In his first novel “Modern Baptists” LSU faculty member and Hammond native James Wilcox described the region as thus: “…the Florida Parishes, not part of the Louisiana Purchase, rebelled against Spanish rule. The settlers here, many of them Tories from Virginia and the Carolinas, ate corn, which the French, living just a few miles south, considered pig food. For a
short while, in 1810, this strip of land south of Mississippi and north of Lake Ponchartrain pledged allegiance to no one, not to the U.S. or Spain or even England.”
As a lifelong resident of the Florida Parishes, I am sick and tired of tourism promoters lauding only Louisiana’s French heritage.
The Florida Parishes are not French, nor Creole, nor Cajun, or have anything to do with France at all.
Yet it seems the region’s own distinct heritage is not important enough to promote, its accomplishments and personalities not distinctive enough to applaud.
Last year’s Louisiana Purchase celebration was especially excruciating.
The Florida Parishes were not bought. It fought for its own independence.
Yet over and over again I had to contain my jealousy at the hoopla over the anniversary. I’m really glad that Thomas Jefferson pushed the United States to buy PART OF Louisiana and all, but why do I never hear anything of the other part? The part of Hodding Carter, Britney Spears, and Walker Percy?
I once took a LEAP test that had a story about Pierre and his pirogue.
How the hell were the students of the Florida Parishes supposed to know what the hell a pirogue was?
I certainly didn’t see a story about Giovanni and his strawberries. How absolutely preposterous!
In the 1970s white flight from New Orleans suburbanized the Florida Parishes’ southern piney woods and forever changed the cultural dynamic of the region.
The political hegemony of the region, if it ever existed, is gone, and I fear in a few more decades the sterility of subdivisions and the ease of commuting will fade the cultural boundaries of the Florida Parishes into another Kenner or Metairie. Then a type of bland pseudo-Cajun culture, or lack thereof, can reign over the entire state once and for all.

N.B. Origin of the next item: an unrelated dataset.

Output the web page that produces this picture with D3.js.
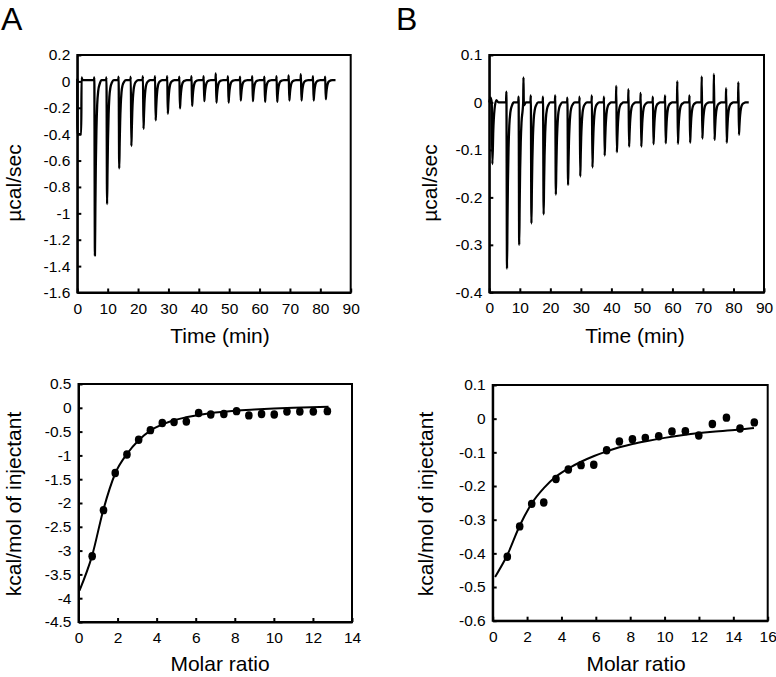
<!DOCTYPE html>
<html><head><meta charset="utf-8">
<script src="https://cdn.jsdelivr.net/npm/d3@7"></script>
<style>
html,body{margin:0;padding:0;background:#fff;}
svg text{font-family:"Liberation Sans",Arial,sans-serif;fill:#000;}
</style></head>
<body>
<svg id="c" width="776" height="677"></svg>
<script>
// ---------- DATA ----------
// Panel A thermogram
const injTimesA = [5.6, 9.6, 13.6, 17.6, 21.6, 25.6, 29.6, 33.6, 37.6, 41.6, 45.6, 49.6, 53.6, 57.6, 61.6, 65.6, 69.6, 73.6, 77.6, 81.6];
const peakDepthA = [-1.32, -0.93, -0.66, -0.49, -0.36, -0.295, -0.245, -0.205, -0.185, -0.15, -0.16, -0.16, -0.145, -0.15, -0.155, -0.155, -0.145, -0.145, -0.145, -0.135];
const spikeA = [0.03, 0.03, 0.035, 0.035, 0.04, 0.04, 0.04, 0.035, 0.04, 0.04, 0.06, 0.04, 0.035, 0.04, 0.035, 0.04, 0.045, 0.055, 0.04, 0.035];
const startSegA = [[0, 0.02], [0.05, -0.4], [1.3, -0.4], [1.4, 0.03], [1.7, 0.01]];
const baselineA = 0.01;
const traceEndA = 85;

// Panel B thermogram
const injTimesB = [5.6, 9.6, 13.6, 17.6, 21.6, 25.6, 29.6, 33.6, 37.6, 41.6, 45.6, 49.6, 53.6, 57.6, 61.6, 65.6, 69.6, 73.6, 77.6, 81.6];
const peakDepthB = [-0.35, -0.30, -0.255, -0.236, -0.194, -0.174, -0.156, -0.137, -0.112, -0.105, -0.093, -0.093, -0.088, -0.086, -0.087, -0.085, -0.076, -0.079, -0.085, -0.068];
const spikeB = [0.023, 0.012, 0.015, 0.012, 0.015, 0.01, 0.012, 0.015, 0.012, 0.035, 0.028, 0.02, 0.012, 0.015, 0.045, 0.015, 0.055, 0.06, 0.03, 0.043];
const extraSpikesB = [[11.2, 0.053]];
const startSegB = [[0, 0.0], [0.4, 0.01], [0.8, 0.0], [1.0, -0.13], [1.3, -0.06], [1.7, -0.015], [2.3, 0.005], [3, 0.0]];
const baselineB = 0.0;
const traceEndB = 85;

// recovery shape of an injection peak: [minutes after injection, fraction of depth]
const peakShape = [[0.2, 1], [0.35, 0.72], [0.5, 0.48], [0.7, 0.28], [0.95, 0.14], [1.3, 0.06], [1.8, 0.02], [2.4, 0]];

// Panel A binding isotherm
const molarA = [0.70, 1.28, 1.88, 2.48, 3.08, 3.68, 4.29, 4.89, 5.52, 6.15, 6.77, 7.44, 8.09, 8.72, 9.37, 10.02, 10.67, 11.33, 12.02, 12.74];
const heatA = [-3.12, -2.15, -1.37, -0.98, -0.67, -0.47, -0.32, -0.30, -0.29, -0.11, -0.14, -0.13, -0.07, -0.16, -0.13, -0.14, -0.08, -0.08, -0.08, -0.07];
const fitXA = [0.05, 0.7, 1.28, 1.88, 2.48, 3.08, 3.68, 4.29, 4.89, 5.5, 6.15, 7.0, 8.0, 9.0, 10.0, 11.0, 12.8];
const fitYA = [-3.84, -3.1, -2.13, -1.38, -0.97, -0.68, -0.48, -0.35, -0.26, -0.2, -0.15, -0.1, -0.06, -0.035, -0.015, 0.0, 0.02];

// Panel B binding isotherm
const molarB = [0.85, 1.57, 2.27, 2.97, 3.68, 4.40, 5.14, 5.88, 6.63, 7.37, 8.13, 8.88, 9.66, 10.43, 11.21, 11.99, 12.78, 13.60, 14.39, 15.22];
const heatB = [-0.41, -0.32, -0.253, -0.249, -0.179, -0.151, -0.138, -0.137, -0.094, -0.068, -0.061, -0.057, -0.052, -0.038, -0.037, -0.050, -0.016, 0.003, -0.029, -0.011];
const fitXB = [0.14, 0.85, 1.57, 2.27, 3.0, 3.68, 4.4, 5.14, 5.9, 6.63, 7.37, 8.13, 9.0, 10.0, 11.2, 12.8, 14.4, 15.2];
const fitYB = [-0.47, -0.405, -0.318, -0.252, -0.205, -0.172, -0.148, -0.128, -0.111, -0.097, -0.085, -0.075, -0.066, -0.057, -0.048, -0.039, -0.032, -0.028];

// Ticks
const timeTicks = [0, 10, 20, 30, 40, 50, 60, 70, 80, 90];
const yTicksTA = [0.2, 0, -0.2, -0.4, -0.6, -0.8, -1, -1.2, -1.4, -1.6];
const yTicksTB = [0.1, 0, -0.1, -0.2, -0.3, -0.4];
const xTicksBA = [0, 2, 4, 6, 8, 10, 12, 14];
const yTicksBA = [0.5, 0, -0.5, -1, -1.5, -2, -2.5, -3, -3.5, -4, -4.5];
const xTicksBB = [0, 2, 4, 6, 8, 10, 12, 14, 16];
const yTicksBB = [0.1, 0, -0.1, -0.2, -0.3, -0.4, -0.5, -0.6];

// ---------- DRAWING ----------
const svg = d3.select("#c");
const fmt = d => String(+(+d).toFixed(2));

function panel(o) {
  const x = d3.scaleLinear().domain(o.xd).range([o.l, o.r]);
  const y = d3.scaleLinear().domain(o.yd).range([o.b, o.t]);
  const g = svg.append("g");
  g.append("g").attr("transform", `translate(0,${o.b})`)
    .call(d3.axisBottom(x).tickValues(o.xt).tickFormat(fmt).tickSizeInner(-4).tickSizeOuter(0).tickPadding(10))
    .call(a => a.selectAll("text").style("font-size", "15.5px"));
  g.append("g").attr("transform", `translate(${o.l},0)`)
    .call(d3.axisLeft(y).tickValues(o.yt).tickFormat(fmt).tickSizeInner(-4).tickSizeOuter(0).tickPadding(7))
    .call(a => a.selectAll("text").style("font-size", "15.5px"));
  g.selectAll(".domain, .tick line").attr("stroke", "#000").attr("stroke-width", 2);
  g.append("rect").attr("x", o.l).attr("y", o.t).attr("width", o.r - o.l).attr("height", o.b - o.t)
    .attr("fill", "none").attr("stroke", "#000").attr("stroke-width", 2);
  g.append("text").attr("x", o.xtx).attr("y", o.xty).attr("text-anchor", "middle")
    .style("font-size", "21px").text(o.xtitle);
  g.append("text").attr("transform", `translate(${o.ytx},${o.yty}) rotate(-90)`).attr("text-anchor", "middle")
    .style("font-size", "21px").text(o.ytitle);
  return {x, y, g};
}

function buildTrace(startSeg, times, depths, spikes, extra, base, end) {
  const pts = startSeg.map(p => p.slice());
  times.forEach((t, i) => {
    pts.push([t - 0.12, base]);
    pts.push([t, spikes[i]]);
    peakShape.forEach(([o, f]) => pts.push([t + o, base + (depths[i] - base) * f]));
  });
  extra.forEach(([t, v]) => { pts.push([t - 0.1, base]); pts.push([t, v]); pts.push([t + 0.1, base]); });
  pts.push([end, base]);
  pts.sort((a, b) => a[0] - b[0]);
  return pts;
}

// Top A
const pTA = panel({xd: [0, 90], yd: [-1.6, 0.2], l: 77.3, r: 350.7, t: 55, b: 292.5, xt: timeTicks, yt: yTicksTA,
  xtitle: "Time (min)", xtx: 220, xty: 343, ytitle: "µcal/sec", ytx: 21, yty: 183});
const trA = buildTrace(startSegA, injTimesA, peakDepthA, spikeA, [], baselineA, traceEndA);
pTA.g.append("path").datum(trA).attr("fill", "none").attr("stroke", "#000").attr("stroke-width", 2.3)
  .attr("stroke-linejoin", "round")
  .attr("d", d3.line().x(d => pTA.x(d[0])).y(d => pTA.y(d[1])).curve(d3.curveMonotoneX));

// Top B
const pTB = panel({xd: [0, 90], yd: [-0.4, 0.1], l: 489.3, r: 764, t: 55, b: 292.3, xt: timeTicks, yt: yTicksTB,
  xtitle: "Time (min)", xtx: 635, xty: 343, ytitle: "µcal/sec", ytx: 437, yty: 183});
const trB = buildTrace(startSegB, injTimesB, peakDepthB, spikeB, extraSpikesB, baselineB, traceEndB);
pTB.g.append("path").datum(trB).attr("fill", "none").attr("stroke", "#000").attr("stroke-width", 2.3)
  .attr("stroke-linejoin", "round")
  .attr("d", d3.line().x(d => pTB.x(d[0])).y(d => pTB.y(d[1])).curve(d3.curveMonotoneX));

// Bottom A
const pBA = panel({xd: [0, 14], yd: [-4.5, 0.5], l: 78.5, r: 352, t: 384, b: 622, xt: xTicksBA, yt: yTicksBA,
  xtitle: "Molar ratio", xtx: 220, xty: 671, ytitle: "kcal/mol of injectant", ytx: 21, yty: 504});
pBA.g.append("path").datum(fitXA.map((v, i) => [v, fitYA[i]])).attr("fill", "none").attr("stroke", "#000")
  .attr("stroke-width", 2).attr("d", d3.line().x(d => pBA.x(d[0])).y(d => pBA.y(d[1])).curve(d3.curveMonotoneX));
pBA.g.selectAll("ellipse.pt").data(molarA.map((v, i) => [v, heatA[i]])).join("ellipse")
  .attr("cx", d => pBA.x(d[0])).attr("cy", d => pBA.y(d[1])).attr("rx", 3.8).attr("ry", 4.2).attr("fill", "#000");

// Bottom B
const pBB = panel({xd: [0, 16], yd: [-0.6, 0.1], l: 492.7, r: 767.7, t: 385, b: 620.7, xt: xTicksBB, yt: yTicksBB,
  xtitle: "Molar ratio", xtx: 636, xty: 671, ytitle: "kcal/mol of injectant", ytx: 433, yty: 504});
pBB.g.append("path").datum(fitXB.map((v, i) => [v, fitYB[i]])).attr("fill", "none").attr("stroke", "#000")
  .attr("stroke-width", 2).attr("d", d3.line().x(d => pBB.x(d[0])).y(d => pBB.y(d[1])).curve(d3.curveMonotoneX));
pBB.g.selectAll("ellipse.pt").data(molarB.map((v, i) => [v, heatB[i]])).join("ellipse")
  .attr("cx", d => pBB.x(d[0])).attr("cy", d => pBB.y(d[1])).attr("rx", 3.8).attr("ry", 4.2).attr("fill", "#000");

// Panel letters
svg.append("text").attr("x", 1).attr("y", 29.5).style("font-size", "32px").text("A");
svg.append("text").attr("x", 396).attr("y", 29.5).style("font-size", "32px").text("B");
</script>
</body></html>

Think of how easy the state Department of Culture, Recreation, and Tourism can promote the traditional Scotch-Irish, Italian, and German inhabitants of the Florida Parishes when this occurs!
Louisiana is a state of diverse peoples. Isn’t it about time state government realizes this?
We should embrace all cultures of this state, not just the ones that are most economically lucrative.